Output every line exactly as written. Leave out pictures.

_INFORMATION SUPPLIED_.

= = = = =

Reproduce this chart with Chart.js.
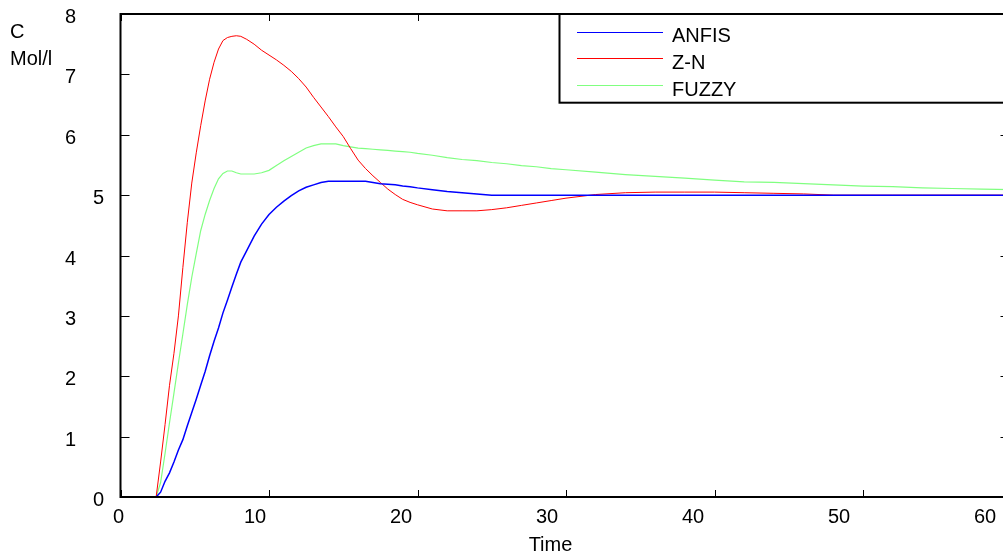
<!DOCTYPE html>
<html>
<head>
<meta charset="utf-8">
<script src="https://cdn.jsdelivr.net/npm/chart.js@4.4.1/dist/chart.umd.min.js"></script>
<style>
  html, body { margin: 0; padding: 0; background: #fff; overflow: hidden; width: 1003px; height: 554px; }
  #wrap { position: absolute; left: 0; top: 0; width: 1030px; height: 554px; }
</style>
</head>
<body>
<div id="wrap"><canvas id="c" width="1030" height="554"></canvas></div>
<script>
// ---- data ----
const time = [0, 2.4, 2.7, 3.0, 3.3, 3.6, 3.9, 4.2, 4.5, 4.8, 5.1, 5.4, 5.7, 6.0, 6.3, 6.6, 6.9, 7.2, 7.5, 7.8, 8.1,
  8.5, 9, 9.5, 10, 10.5, 11, 11.5, 12, 12.5, 13, 13.5, 14, 14.5, 15, 15.5, 16, 16.5, 17, 17.5, 18, 18.5, 19, 19.5, 20,
  21, 22, 23, 24, 25, 26, 27, 28, 29, 30,
  32, 34, 36, 38, 40, 42, 44, 46, 48, 50, 52, 54, 56, 58, 60];

const anfis = [0, 0, 0.08, 0.26, 0.40, 0.58, 0.78, 0.95, 1.18, 1.40, 1.62, 1.85, 2.08, 2.34, 2.58, 2.80, 3.05, 3.26, 3.48, 3.69, 3.89,
  4.08, 4.32, 4.52, 4.68, 4.80, 4.90, 4.99, 5.07, 5.13, 5.17, 5.21, 5.23, 5.23, 5.23, 5.23, 5.23, 5.23, 5.21, 5.19, 5.18, 5.17, 5.15, 5.14, 5.12,
  5.09, 5.06, 5.04, 5.02, 5.0, 5.0, 5.0, 5.0, 5.0, 5.0,
  5.0, 5.0, 5.0, 5.0, 5.0, 5.0, 5.0, 5.0, 5.0, 5.0, 5.0, 5.0, 5.0, 5.0, 5.0];

const zn = [0, 0, 0.58, 1.2, 1.85, 2.38, 3.0, 3.8, 4.55, 5.2, 5.7, 6.15, 6.56, 6.92, 7.2, 7.42, 7.56, 7.61, 7.63, 7.64, 7.63,
  7.58, 7.50, 7.40, 7.32, 7.24, 7.15, 7.05, 6.93, 6.79, 6.62, 6.46, 6.30, 6.13, 5.97, 5.77, 5.58, 5.44, 5.32, 5.21, 5.10, 5.01, 4.93, 4.88, 4.84,
  4.77, 4.74, 4.74, 4.74, 4.76, 4.79, 4.83, 4.87, 4.91, 4.95,
  5.01, 5.04, 5.05, 5.05, 5.05, 5.04, 5.03, 5.02, 5.0, 5.0, 5.0, 5.0, 5.0, 5.0, 5.0];

const fuzzy = [0, 0, 0.24, 0.72, 1.23, 1.72, 2.22, 2.70, 3.19, 3.64, 4.03, 4.41, 4.68, 4.91, 5.11, 5.27, 5.36, 5.40, 5.40, 5.37, 5.35,
  5.35, 5.35, 5.37, 5.41, 5.49, 5.57, 5.64, 5.71, 5.78, 5.82, 5.85, 5.85, 5.85, 5.82, 5.80, 5.78, 5.77, 5.76, 5.75, 5.74, 5.73, 5.72, 5.71, 5.69,
  5.66, 5.62, 5.59, 5.57, 5.54, 5.52, 5.49, 5.47, 5.44, 5.42,
  5.38, 5.34, 5.31, 5.28, 5.25, 5.22, 5.21, 5.19, 5.17, 5.15, 5.14, 5.12, 5.11, 5.10, 5.09];

const seriesNames = ['ANFIS', 'Z-N', 'FUZZY'];
const xTicks = [0, 10, 20, 30, 40, 50, 60];
const yTicks = [0, 1, 2, 3, 4, 5, 6, 7, 8];
const yAxisTitle = ['C', 'Mol/l'];
const xAxisTitle = 'Time';

// ---- chart ----
const FONT = '20px "Liberation Sans", Arial, Helvetica, sans-serif';
const pts = arr => time.map((t, i) => ({ x: t, y: arr[i] }));

const framePlugin = {
  id: 'frame',
  beforeDatasetsDraw(chart) {
    const { ctx, chartArea: a, scales: { x, y } } = chart;
    ctx.save();
    ctx.strokeStyle = '#000';
    ctx.lineWidth = 1;
    // ticks
    yTicks.forEach(v => {
      const py = Math.round(y.getPixelForValue(v)) + 0.5;
      ctx.beginPath();
      ctx.moveTo(a.left, py); ctx.lineTo(a.left + 9, py);
      ctx.moveTo(a.right, py); ctx.lineTo(a.right - 11, py);
      ctx.stroke();
    });
    xTicks.forEach(v => {
      const px = Math.round(x.getPixelForValue(v)) + 0.5;
      ctx.beginPath();
      ctx.moveTo(px, a.bottom); ctx.lineTo(px, a.bottom - 7);
      ctx.moveTo(px, a.top); ctx.lineTo(px, a.top + 7);
      ctx.stroke();
    });
    ctx.restore();
  },
  afterDatasetsDraw(chart) {
    const { ctx, chartArea: a, scales: { x, y } } = chart;
    ctx.save();
    // frame
    ctx.strokeStyle = '#000';
    ctx.lineWidth = 2;
    ctx.strokeRect(a.left, a.top, a.right - a.left, a.bottom - a.top);

    ctx.fillStyle = '#000';
    ctx.font = FONT;
    // y tick labels
    ctx.textAlign = 'center';
    ctx.textBaseline = 'alphabetic';
    yTicks.forEach(v => {
      const py = y.getPixelForValue(v);
      const lx = (v === 5 || v === 0) ? a.left - 22 : a.left - 50;
      ctx.fillText(String(v), lx, py + 9);
    });
    // x tick labels
    xTicks.forEach(v => {
      const px = x.getPixelForValue(v);
      const off = v === 0 ? -2 : -14 - (v - 10) * 0.25;
      ctx.fillText(String(v), px + off, a.bottom + 26);
    });
    // axis titles
    ctx.textAlign = 'left';
    ctx.fillText(yAxisTitle[0], 10, 38);
    ctx.fillText(yAxisTitle[1], 10, 65);
    ctx.textAlign = 'center';
    ctx.fillText(xAxisTitle, 550.5, 551);

    // legend box
    const bx = 559.5, by = a.top, bw = 470, bh = 102.7 - a.top;
    ctx.fillStyle = '#fff';
    ctx.fillRect(bx, by, bw, bh);
    ctx.strokeStyle = '#000';
    ctx.lineWidth = 2;
    ctx.strokeRect(bx, by, bw, bh);
    const rows = [31.7, 58.3, 85.3];
    chart.data.datasets.forEach((ds, i) => {
      const ly = Math.round(rows[i]) + 0.5;
      ctx.strokeStyle = ds.borderColor;
      ctx.lineWidth = 1;
      ctx.beginPath();
      ctx.moveTo(577, ly); ctx.lineTo(663, ly);
      ctx.stroke();
      ctx.fillStyle = '#000';
      ctx.textAlign = 'left';
      ctx.fillText(ds.label, 672, rows[i] + 10.3);
    });
    ctx.restore();
  }
};

new Chart(document.getElementById('c'), {
  type: 'line',
  data: {
    datasets: [
      { label: seriesNames[0], data: pts(anfis), borderColor: '#0000ff', borderWidth: 1.5, order: 0 },
      { label: seriesNames[1], data: pts(zn), borderColor: '#ff0000', borderWidth: 1, order: 1 },
      { label: seriesNames[2], data: pts(fuzzy), borderColor: '#80ff80', borderWidth: 1.2, order: 2 }
    ]
  },
  options: {
    responsive: false,
    animation: false,
    devicePixelRatio: 1,
    layout: { padding: { left: 120.5, right: 18.5, top: 14, bottom: 57 } },
    elements: { point: { radius: 0 }, line: { tension: 0, fill: false } },
    plugins: { legend: { display: false }, tooltip: { enabled: false } },
    scales: {
      x: { type: 'linear', min: 0, max: 60, display: false },
      y: { type: 'linear', min: 0, max: 8, display: false }
    }
  },
  plugins: [framePlugin]
});
</script>
</body>
</html>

= = = = =

_RESULT_.
Reproduce this chart with Chart.js.
<!DOCTYPE html>
<html>
<head>
<meta charset="utf-8">
<script src="https://cdn.jsdelivr.net/npm/chart.js@4.4.1/dist/chart.umd.min.js"></script>
<style>
  html, body { margin: 0; padding: 0; background: #fff; overflow: hidden; width: 1003px; height: 554px; }
  #wrap { position: absolute; left: 0; top: 0; width: 1030px; height: 554px; }
</style>
</head>
<body>
<div id="wrap"><canvas id="c" width="1030" height="554"></canvas></div>
<script>
// ---- data ----
const time = [0, 2.4, 2.7, 3.0, 3.3, 3.6, 3.9, 4.2, 4.5, 4.8, 5.1, 5.4, 5.7, 6.0, 6.3, 6.6, 6.9, 7.2, 7.5, 7.8, 8.1,
  8.5, 9, 9.5, 10, 10.5, 11, 11.5, 12, 12.5, 13, 13.5, 14, 14.5, 15, 15.5, 16, 16.5, 17, 17.5, 18, 18.5, 19, 19.5, 20,
  21, 22, 23, 24, 25, 26, 27, 28, 29, 30,
  32, 34, 36, 38, 40, 42, 44, 46, 48, 50, 52, 54, 56, 58, 60];

const anfis = [0, 0, 0.08, 0.26, 0.40, 0.58, 0.78, 0.95, 1.18, 1.40, 1.62, 1.85, 2.08, 2.34, 2.58, 2.80, 3.05, 3.26, 3.48, 3.69, 3.89,
  4.08, 4.32, 4.52, 4.68, 4.80, 4.90, 4.99, 5.07, 5.13, 5.17, 5.21, 5.23, 5.23, 5.23, 5.23, 5.23, 5.23, 5.21, 5.19, 5.18, 5.17, 5.15, 5.14, 5.12,
  5.09, 5.06, 5.04, 5.02, 5.0, 5.0, 5.0, 5.0, 5.0, 5.0,
  5.0, 5.0, 5.0, 5.0, 5.0, 5.0, 5.0, 5.0, 5.0, 5.0, 5.0, 5.0, 5.0, 5.0, 5.0];

const zn = [0, 0, 0.58, 1.2, 1.85, 2.38, 3.0, 3.8, 4.55, 5.2, 5.7, 6.15, 6.56, 6.92, 7.2, 7.42, 7.56, 7.61, 7.63, 7.64, 7.63,
  7.58, 7.50, 7.40, 7.32, 7.24, 7.15, 7.05, 6.93, 6.79, 6.62, 6.46, 6.30, 6.13, 5.97, 5.77, 5.58, 5.44, 5.32, 5.21, 5.10, 5.01, 4.93, 4.88, 4.84,
  4.77, 4.74, 4.74, 4.74, 4.76, 4.79, 4.83, 4.87, 4.91, 4.95,
  5.01, 5.04, 5.05, 5.05, 5.05, 5.04, 5.03, 5.02, 5.0, 5.0, 5.0, 5.0, 5.0, 5.0, 5.0];

const fuzzy = [0, 0, 0.24, 0.72, 1.23, 1.72, 2.22, 2.70, 3.19, 3.64, 4.03, 4.41, 4.68, 4.91, 5.11, 5.27, 5.36, 5.40, 5.40, 5.37, 5.35,
  5.35, 5.35, 5.37, 5.41, 5.49, 5.57, 5.64, 5.71, 5.78, 5.82, 5.85, 5.85, 5.85, 5.82, 5.80, 5.78, 5.77, 5.76, 5.75, 5.74, 5.73, 5.72, 5.71, 5.69,
  5.66, 5.62, 5.59, 5.57, 5.54, 5.52, 5.49, 5.47, 5.44, 5.42,
  5.38, 5.34, 5.31, 5.28, 5.25, 5.22, 5.21, 5.19, 5.17, 5.15, 5.14, 5.12, 5.11, 5.10, 5.09];

const seriesNames = ['ANFIS', 'Z-N', 'FUZZY'];
const xTicks = [0, 10, 20, 30, 40, 50, 60];
const yTicks = [0, 1, 2, 3, 4, 5, 6, 7, 8];
const yAxisTitle = ['C', 'Mol/l'];
const xAxisTitle = 'Time';

// ---- chart ----
const FONT = '20px "Liberation Sans", Arial, Helvetica, sans-serif';
const pts = arr => time.map((t, i) => ({ x: t, y: arr[i] }));

const framePlugin = {
  id: 'frame',
  beforeDatasetsDraw(chart) {
    const { ctx, chartArea: a, scales: { x, y } } = chart;
    ctx.save();
    ctx.strokeStyle = '#000';
    ctx.lineWidth = 1;
    // ticks
    yTicks.forEach(v => {
      const py = Math.round(y.getPixelForValue(v)) + 0.5;
      ctx.beginPath();
      ctx.moveTo(a.left, py); ctx.lineTo(a.left + 9, py);
      ctx.moveTo(a.right, py); ctx.lineTo(a.right - 11, py);
      ctx.stroke();
    });
    xTicks.forEach(v => {
      const px = Math.round(x.getPixelForValue(v)) + 0.5;
      ctx.beginPath();
      ctx.moveTo(px, a.bottom); ctx.lineTo(px, a.bottom - 7);
      ctx.moveTo(px, a.top); ctx.lineTo(px, a.top + 7);
      ctx.stroke();
    });
    ctx.restore();
  },
  afterDatasetsDraw(chart) {
    const { ctx, chartArea: a, scales: { x, y } } = chart;
    ctx.save();
    // frame
    ctx.strokeStyle = '#000';
    ctx.lineWidth = 2;
    ctx.strokeRect(a.left, a.top, a.right - a.left, a.bottom - a.top);

    ctx.fillStyle = '#000';
    ctx.font = FONT;
    // y tick labels
    ctx.textAlign = 'center';
    ctx.textBaseline = 'alphabetic';
    yTicks.forEach(v => {
      const py = y.getPixelForValue(v);
      const lx = (v === 5 || v === 0) ? a.left - 22 : a.left - 50;
      ctx.fillText(String(v), lx, py + 9);
    });
    // x tick labels
    xTicks.forEach(v => {
      const px = x.getPixelForValue(v);
      const off = v === 0 ? -2 : -14 - (v - 10) * 0.25;
      ctx.fillText(String(v), px + off, a.bottom + 26);
    });
    // axis titles
    ctx.textAlign = 'left';
    ctx.fillText(yAxisTitle[0], 10, 38);
    ctx.fillText(yAxisTitle[1], 10, 65);
    ctx.textAlign = 'center';
    ctx.fillText(xAxisTitle, 550.5, 551);

    // legend box
    const bx = 559.5, by = a.top, bw = 470, bh = 102.7 - a.top;
    ctx.fillStyle = '#fff';
    ctx.fillRect(bx, by, bw, bh);
    ctx.strokeStyle = '#000';
    ctx.lineWidth = 2;
    ctx.strokeRect(bx, by, bw, bh);
    const rows = [31.7, 58.3, 85.3];
    chart.data.datasets.forEach((ds, i) => {
      const ly = Math.round(rows[i]) + 0.5;
      ctx.strokeStyle = ds.borderColor;
      ctx.lineWidth = 1;
      ctx.beginPath();
      ctx.moveTo(577, ly); ctx.lineTo(663, ly);
      ctx.stroke();
      ctx.fillStyle = '#000';
      ctx.textAlign = 'left';
      ctx.fillText(ds.label, 672, rows[i] + 10.3);
    });
    ctx.restore();
  }
};

new Chart(document.getElementById('c'), {
  type: 'line',
  data: {
    datasets: [
      { label: seriesNames[0], data: pts(anfis), borderColor: '#0000ff', borderWidth: 1.5, order: 0 },
      { label: seriesNames[1], data: pts(zn), borderColor: '#ff0000', borderWidth: 1, order: 1 },
      { label: seriesNames[2], data: pts(fuzzy), borderColor: '#80ff80', borderWidth: 1.2, order: 2 }
    ]
  },
  options: {
    responsive: false,
    animation: false,
    devicePixelRatio: 1,
    layout: { padding: { left: 120.5, right: 18.5, top: 14, bottom: 57 } },
    elements: { point: { radius: 0 }, line: { tension: 0, fill: false } },
    plugins: { legend: { display: false }, tooltip: { enabled: false } },
    scales: {
      x: { type: 'linear', min: 0, max: 60, display: false },
      y: { type: 'linear', min: 0, max: 8, display: false }
    }
  },
  plugins: [framePlugin]
});
</script>
</body>
</html>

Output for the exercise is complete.